INSTRUCTIONS FOR THE TASK -
Reproduce each line bearing the word "matplotlib".
-- Begin --
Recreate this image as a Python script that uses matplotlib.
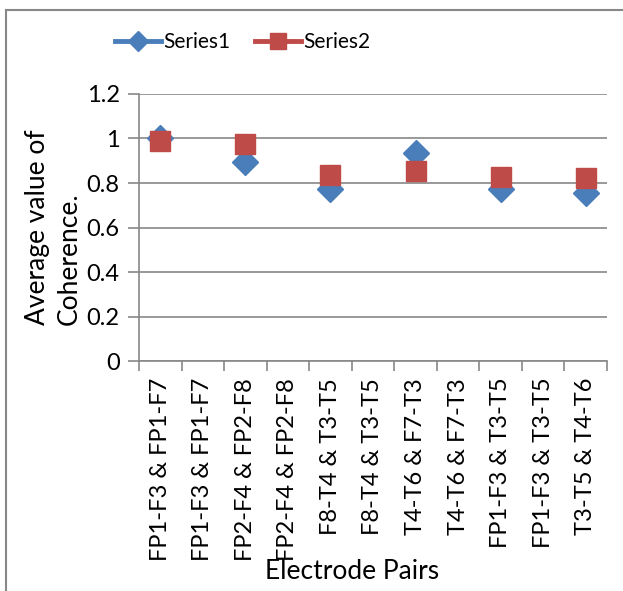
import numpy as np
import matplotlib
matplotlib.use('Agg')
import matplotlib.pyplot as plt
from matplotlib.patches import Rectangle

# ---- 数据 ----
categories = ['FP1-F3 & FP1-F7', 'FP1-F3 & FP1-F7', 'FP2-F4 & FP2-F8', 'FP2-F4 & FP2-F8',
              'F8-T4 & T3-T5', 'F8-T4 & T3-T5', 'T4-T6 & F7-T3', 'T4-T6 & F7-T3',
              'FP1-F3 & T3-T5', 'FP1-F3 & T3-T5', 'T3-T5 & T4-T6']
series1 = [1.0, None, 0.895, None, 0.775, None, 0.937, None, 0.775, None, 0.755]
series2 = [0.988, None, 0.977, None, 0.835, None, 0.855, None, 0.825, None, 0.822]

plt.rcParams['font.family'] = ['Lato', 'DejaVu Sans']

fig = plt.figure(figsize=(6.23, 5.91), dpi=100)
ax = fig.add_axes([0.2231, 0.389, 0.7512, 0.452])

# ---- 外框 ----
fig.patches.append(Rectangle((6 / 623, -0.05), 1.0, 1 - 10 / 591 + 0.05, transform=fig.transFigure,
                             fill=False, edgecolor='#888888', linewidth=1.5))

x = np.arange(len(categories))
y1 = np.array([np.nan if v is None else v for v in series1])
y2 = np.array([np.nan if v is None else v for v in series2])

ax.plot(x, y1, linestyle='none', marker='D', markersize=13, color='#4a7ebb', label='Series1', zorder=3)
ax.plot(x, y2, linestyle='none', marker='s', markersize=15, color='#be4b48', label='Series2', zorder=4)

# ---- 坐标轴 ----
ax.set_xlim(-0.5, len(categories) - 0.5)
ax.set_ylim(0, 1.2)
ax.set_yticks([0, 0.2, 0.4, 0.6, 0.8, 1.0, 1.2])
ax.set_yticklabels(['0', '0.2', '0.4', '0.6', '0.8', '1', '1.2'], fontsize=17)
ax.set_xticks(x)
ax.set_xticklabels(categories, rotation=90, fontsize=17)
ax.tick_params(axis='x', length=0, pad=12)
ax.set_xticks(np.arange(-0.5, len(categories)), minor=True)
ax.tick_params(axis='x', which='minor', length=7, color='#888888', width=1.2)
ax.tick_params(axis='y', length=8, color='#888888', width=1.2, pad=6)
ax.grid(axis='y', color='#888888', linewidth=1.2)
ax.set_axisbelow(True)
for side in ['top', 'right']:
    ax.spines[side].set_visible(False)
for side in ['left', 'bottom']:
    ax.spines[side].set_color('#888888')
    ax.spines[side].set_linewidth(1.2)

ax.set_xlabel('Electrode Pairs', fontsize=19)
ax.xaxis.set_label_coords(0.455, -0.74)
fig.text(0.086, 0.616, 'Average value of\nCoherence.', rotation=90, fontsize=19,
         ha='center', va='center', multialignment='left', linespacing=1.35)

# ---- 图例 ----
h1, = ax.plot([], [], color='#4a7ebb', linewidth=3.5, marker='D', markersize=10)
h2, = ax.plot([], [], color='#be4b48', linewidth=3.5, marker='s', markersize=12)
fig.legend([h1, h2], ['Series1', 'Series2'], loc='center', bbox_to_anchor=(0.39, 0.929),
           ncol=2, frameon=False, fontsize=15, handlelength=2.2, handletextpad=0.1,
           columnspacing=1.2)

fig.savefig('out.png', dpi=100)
-- End --
REPLY -
Recreate this image as a Python script that uses matplotlib.
import matplotlib
matplotlib.use('Agg')
import matplotlib.pyplot as plt
from matplotlib.patches import Rectangle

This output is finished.